─── Material provided

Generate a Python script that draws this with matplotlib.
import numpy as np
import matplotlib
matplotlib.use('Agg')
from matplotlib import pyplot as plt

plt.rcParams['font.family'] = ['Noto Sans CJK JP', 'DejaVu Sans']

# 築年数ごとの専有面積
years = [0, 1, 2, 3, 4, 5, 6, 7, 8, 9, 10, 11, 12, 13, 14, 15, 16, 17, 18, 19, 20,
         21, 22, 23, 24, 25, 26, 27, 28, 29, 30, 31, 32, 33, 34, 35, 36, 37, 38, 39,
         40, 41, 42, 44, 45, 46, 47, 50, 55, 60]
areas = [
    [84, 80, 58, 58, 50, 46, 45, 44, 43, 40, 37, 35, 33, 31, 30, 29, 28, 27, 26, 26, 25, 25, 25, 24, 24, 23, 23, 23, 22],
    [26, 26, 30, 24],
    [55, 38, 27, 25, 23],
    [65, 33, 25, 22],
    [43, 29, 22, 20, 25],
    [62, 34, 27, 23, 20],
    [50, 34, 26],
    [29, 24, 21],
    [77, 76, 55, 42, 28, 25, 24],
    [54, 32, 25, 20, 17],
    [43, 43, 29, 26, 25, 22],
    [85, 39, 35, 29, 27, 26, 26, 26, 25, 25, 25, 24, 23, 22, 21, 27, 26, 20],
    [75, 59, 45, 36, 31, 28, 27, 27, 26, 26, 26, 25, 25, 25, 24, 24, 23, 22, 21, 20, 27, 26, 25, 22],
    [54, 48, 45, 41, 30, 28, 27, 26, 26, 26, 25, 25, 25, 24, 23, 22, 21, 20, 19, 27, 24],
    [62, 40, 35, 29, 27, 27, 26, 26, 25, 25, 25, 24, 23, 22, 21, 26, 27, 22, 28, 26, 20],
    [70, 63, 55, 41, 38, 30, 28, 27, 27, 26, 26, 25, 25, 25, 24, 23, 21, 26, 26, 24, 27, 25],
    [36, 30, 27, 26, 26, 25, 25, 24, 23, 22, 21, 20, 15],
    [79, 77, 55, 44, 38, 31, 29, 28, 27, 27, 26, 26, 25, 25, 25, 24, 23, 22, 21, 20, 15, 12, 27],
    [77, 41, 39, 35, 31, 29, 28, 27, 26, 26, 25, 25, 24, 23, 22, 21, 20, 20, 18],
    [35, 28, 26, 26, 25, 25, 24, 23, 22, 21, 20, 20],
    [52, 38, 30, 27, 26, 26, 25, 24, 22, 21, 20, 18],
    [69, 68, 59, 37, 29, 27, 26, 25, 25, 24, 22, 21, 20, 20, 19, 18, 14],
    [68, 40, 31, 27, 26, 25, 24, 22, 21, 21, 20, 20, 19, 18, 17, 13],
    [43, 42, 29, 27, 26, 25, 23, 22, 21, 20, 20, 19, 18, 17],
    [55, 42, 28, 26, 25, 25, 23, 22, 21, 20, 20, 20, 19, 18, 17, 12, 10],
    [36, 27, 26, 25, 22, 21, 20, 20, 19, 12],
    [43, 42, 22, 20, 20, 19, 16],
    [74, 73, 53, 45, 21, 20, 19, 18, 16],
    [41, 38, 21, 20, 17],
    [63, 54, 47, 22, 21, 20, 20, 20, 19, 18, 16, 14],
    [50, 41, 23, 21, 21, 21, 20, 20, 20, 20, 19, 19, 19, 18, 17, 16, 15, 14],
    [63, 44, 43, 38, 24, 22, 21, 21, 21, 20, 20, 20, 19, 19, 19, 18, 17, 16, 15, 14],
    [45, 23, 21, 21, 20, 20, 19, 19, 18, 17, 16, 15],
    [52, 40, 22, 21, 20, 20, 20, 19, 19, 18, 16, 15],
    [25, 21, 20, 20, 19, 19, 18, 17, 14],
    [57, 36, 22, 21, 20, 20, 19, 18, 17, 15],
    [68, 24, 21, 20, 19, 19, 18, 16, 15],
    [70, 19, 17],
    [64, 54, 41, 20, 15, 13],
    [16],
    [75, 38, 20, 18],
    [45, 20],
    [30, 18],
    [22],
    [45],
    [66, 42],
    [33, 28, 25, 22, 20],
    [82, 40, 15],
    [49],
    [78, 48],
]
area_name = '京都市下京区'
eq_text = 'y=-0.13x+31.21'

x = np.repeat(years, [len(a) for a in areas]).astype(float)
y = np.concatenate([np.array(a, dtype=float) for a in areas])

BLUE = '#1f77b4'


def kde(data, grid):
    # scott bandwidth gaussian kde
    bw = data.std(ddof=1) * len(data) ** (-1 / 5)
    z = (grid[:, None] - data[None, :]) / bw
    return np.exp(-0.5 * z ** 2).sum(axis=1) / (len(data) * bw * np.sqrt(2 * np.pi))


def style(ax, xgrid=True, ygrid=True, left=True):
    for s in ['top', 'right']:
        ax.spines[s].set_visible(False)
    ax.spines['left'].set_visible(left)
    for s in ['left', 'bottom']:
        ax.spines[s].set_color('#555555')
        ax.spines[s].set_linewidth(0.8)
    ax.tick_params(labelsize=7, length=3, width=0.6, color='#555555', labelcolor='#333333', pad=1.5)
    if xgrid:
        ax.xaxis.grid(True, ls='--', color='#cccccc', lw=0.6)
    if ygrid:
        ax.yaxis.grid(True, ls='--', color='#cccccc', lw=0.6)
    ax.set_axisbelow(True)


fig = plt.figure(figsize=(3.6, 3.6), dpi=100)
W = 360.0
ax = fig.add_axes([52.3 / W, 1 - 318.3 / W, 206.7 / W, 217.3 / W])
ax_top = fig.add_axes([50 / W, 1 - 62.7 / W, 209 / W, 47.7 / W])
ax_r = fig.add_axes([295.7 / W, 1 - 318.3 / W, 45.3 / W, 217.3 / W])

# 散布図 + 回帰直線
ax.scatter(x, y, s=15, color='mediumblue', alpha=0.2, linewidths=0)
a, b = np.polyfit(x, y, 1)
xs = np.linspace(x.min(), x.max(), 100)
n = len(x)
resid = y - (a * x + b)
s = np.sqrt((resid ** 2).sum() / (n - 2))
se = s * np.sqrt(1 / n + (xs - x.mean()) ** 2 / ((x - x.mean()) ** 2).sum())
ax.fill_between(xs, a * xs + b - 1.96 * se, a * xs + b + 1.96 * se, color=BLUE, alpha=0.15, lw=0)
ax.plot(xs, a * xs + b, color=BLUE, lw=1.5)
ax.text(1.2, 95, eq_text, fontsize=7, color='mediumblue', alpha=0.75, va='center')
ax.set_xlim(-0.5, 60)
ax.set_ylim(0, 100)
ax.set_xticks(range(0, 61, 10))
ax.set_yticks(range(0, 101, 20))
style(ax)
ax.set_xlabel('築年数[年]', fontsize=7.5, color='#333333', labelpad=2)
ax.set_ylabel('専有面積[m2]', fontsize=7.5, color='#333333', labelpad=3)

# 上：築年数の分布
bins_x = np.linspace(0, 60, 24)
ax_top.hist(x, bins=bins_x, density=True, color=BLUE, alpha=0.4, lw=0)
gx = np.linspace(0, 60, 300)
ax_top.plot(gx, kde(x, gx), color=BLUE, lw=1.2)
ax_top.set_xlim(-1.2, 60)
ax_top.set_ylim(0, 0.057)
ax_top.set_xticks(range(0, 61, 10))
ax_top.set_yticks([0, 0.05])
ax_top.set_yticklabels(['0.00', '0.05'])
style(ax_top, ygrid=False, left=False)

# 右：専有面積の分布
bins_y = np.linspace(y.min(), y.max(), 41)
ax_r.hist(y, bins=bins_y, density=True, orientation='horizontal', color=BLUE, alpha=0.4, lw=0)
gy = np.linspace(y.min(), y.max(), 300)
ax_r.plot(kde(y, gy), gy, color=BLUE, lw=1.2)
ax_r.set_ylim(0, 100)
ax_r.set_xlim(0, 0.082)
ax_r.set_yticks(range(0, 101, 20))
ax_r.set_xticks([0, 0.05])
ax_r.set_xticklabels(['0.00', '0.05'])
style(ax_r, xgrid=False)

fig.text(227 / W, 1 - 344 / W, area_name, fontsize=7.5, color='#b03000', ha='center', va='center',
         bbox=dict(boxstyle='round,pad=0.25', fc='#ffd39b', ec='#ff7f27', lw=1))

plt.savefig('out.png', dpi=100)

──────

§ **What is being asked**: Repeat, exactly and only, the lines from the beginning of the material through the line that contains "plt.rcParams['font.family'] = ['Noto".

§ **Right answer**:
Generate a Python script that draws this with matplotlib.
import numpy as np
import matplotlib
matplotlib.use('Agg')
from matplotlib import pyplot as plt

plt.rcParams['font.family'] = ['Noto Sans CJK JP', 'DejaVu Sans']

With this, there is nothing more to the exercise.